Analysis: Why business rates relief has landed some charities in the courts

The Kenya Aid Programme is challenging a ruling that its occupancy of business premises was 'insufficient'

Kenya Aid Programme
Kenya Aid Programme

In recent years, increasing numbers of landlords faced with paying business rates on their empty properties have started to offer donations to charities, which are entitled to 80 per cent rate relief, in return for occupation of their premises.

It is believed that thousands of properties have been occupied in this way. But two recent court cases have highlighted the dangers of the practice for charities, which can face large bills if the scheme goes wrong.
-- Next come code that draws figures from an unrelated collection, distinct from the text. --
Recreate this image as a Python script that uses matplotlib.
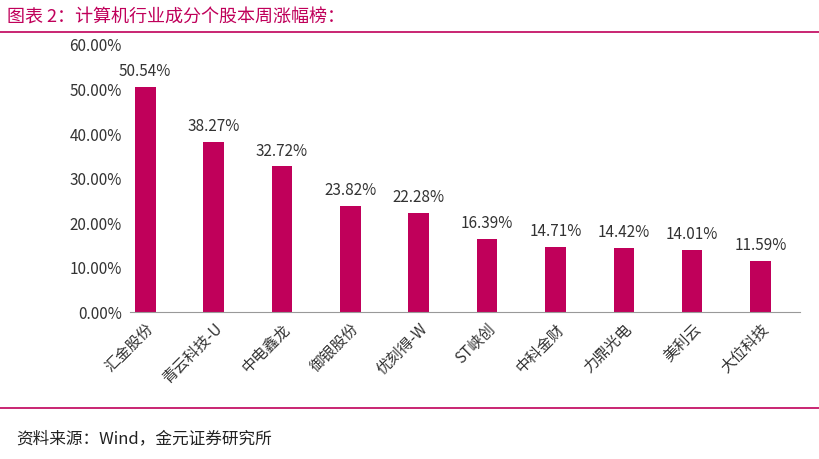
import matplotlib
matplotlib.use("Agg")
import matplotlib.pyplot as plt
from matplotlib.lines import Line2D

plt.rcParams['font.family'] = ['Noto Sans CJK SC', 'DejaVu Sans']

# ── DATA ─────────────────────────────────────────────
stocks = ["汇金股份", "青云科技-U", "中电鑫龙", "御银股份", "优刻得-W",
          "ST峡创", "中科金财", "力鼎光电", "美利云", "大位科技"]
gains = [50.54, 38.27, 32.72, 23.82, 22.28, 16.39, 14.71, 14.42, 14.01, 11.59]
yticks = [0, 10, 20, 30, 40, 50, 60]

RED = "#C0005A"

fig = plt.figure(figsize=(8.19, 4.59), dpi=100)
ax = fig.add_axes([0.159, 0.320, 0.818, 0.582])

x = range(len(stocks))
ax.bar(x, gains, width=0.3, color=RED)
for i, v in zip(x, gains):
    ax.text(i, v + 1.5, f"{v:.2f}%", ha="center", va="bottom", fontsize=11, color="#333333")

ax.set_ylim(0, 60)
ax.set_xlim(-0.22, len(stocks) - 0.42)
ax.set_yticks(yticks)
ax.set_yticklabels([f"{t:.2f}%" for t in yticks], fontsize=11, color="#333333")
ax.set_xticks(list(x))
ax.set_xticklabels(stocks, rotation=45, ha="right", rotation_mode="anchor",
                   fontsize=11, color="#333333")
ax.tick_params(axis="both", length=0, pad=6)
for s in ["top", "right", "left"]:
    ax.spines[s].set_visible(False)
ax.spines["bottom"].set_color("#999999")

fig.text(0.008, 0.962, "图表 2：计算机行业成分个股本周涨幅榜：", fontsize=13,
         color=RED, va="center")
fig.add_artist(Line2D([0, 1], [0.930, 0.930], color=RED, lw=1.2, transform=fig.transFigure))
fig.add_artist(Line2D([0, 1], [0.111, 0.111], color=RED, lw=1.2, transform=fig.transFigure))
fig.text(0.02, 0.045, "资料来源：Wind，金元证券研究所", fontsize=12, color="#222222", va="center")

fig.savefig("out.png", dpi=100)
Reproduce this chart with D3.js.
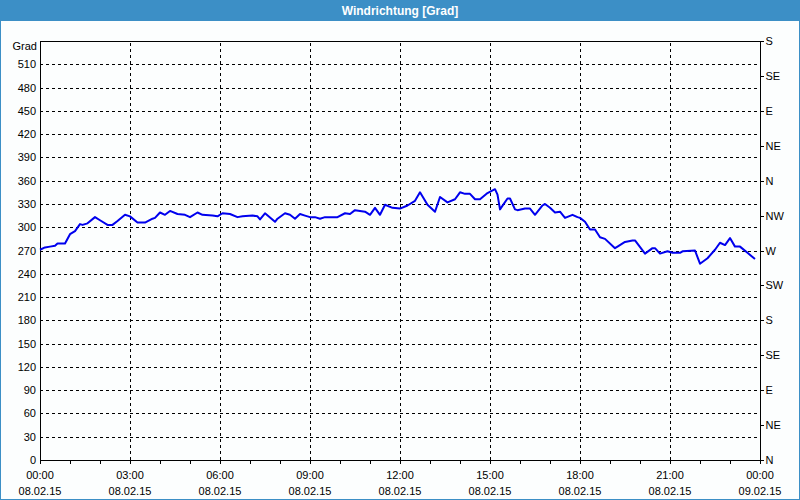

The first case involved the Public Safety Charitable Trust, which installed Bluetooth and wi-fi devices that transmitted public safety messages in 2,000 properties. The charity argued that the presence of the devices made it the occupier, and claimed rate relief. But the High Court ruled earlier this month that the charity was liable for full business rates on the grounds that the properties were "mainly unused".

The Local Government Association has recommended that councils that have granted rate relief to the trust should seek to reclaim the money. The charity already faces bills of almost £2m from three authorities and could face demands from 240.

The second case involves the Kenya Aid Programme, which might face a bill of £1.6m after Sheffield City Council challenged its right to rate relief for two warehouses used to store furniture. The council successfully argued in the city magistrates court that its occupancy was insufficient, but the district judge has been directed to look at the issue again by the High Court.

To claim business rate relief, charities have to pass two tests. The first is whether they occupy the building; the second is whether they do so "wholly or mainly" for charitable purposes. The first hurdle is relatively easy: several recent cases suggest that the courts still recognise a historical precedent that "occupation of the part is occupation of the whole". However, there is a dispute over what constitutes "wholly or mainly"; a previously used rule of thumb concerning charitable rate relief is that at least half the property must be used for charitable activity in order to qualify.

In some cases, the occupation seems to be tokenistic and the Charity Commission appears concerned that charities are, in effect, selling their tax reliefs. It warned last week that it would take "firm regulatory action" if trustees were not taking "proper decisions" and were becoming involved in "business rates avoidance".

It is legitimate, however, for charities to occupy empty properties and save landlords business rate costs. The National Council for Voluntary Organisations works in partnership with an organisation called Zero Rent for Charity Tenancies to connect landlords with charities. The crucial aspect of the scheme is that the charities concerned actually use the properties, rather than set up token occupations.

Richard Williams, director of enterprise at the NCVO, says: "If it’s done right, it can be a symbiotic relationship."

Mike Heiser, a senior finance adviser at the LGA, says that other charities might face sanctions in the wake of the PSCT case. "There are several other charities that have taken a closed shop, covered the windows in posters and claimed occupation," he says. "I’m not aware of any cases in the offing against those, but I wouldn’t be surprised if councils did pursue them.

"If I was a charity I would be very cautious about using that tactic. I would pay close attention to the guidance given by the Charity Commission."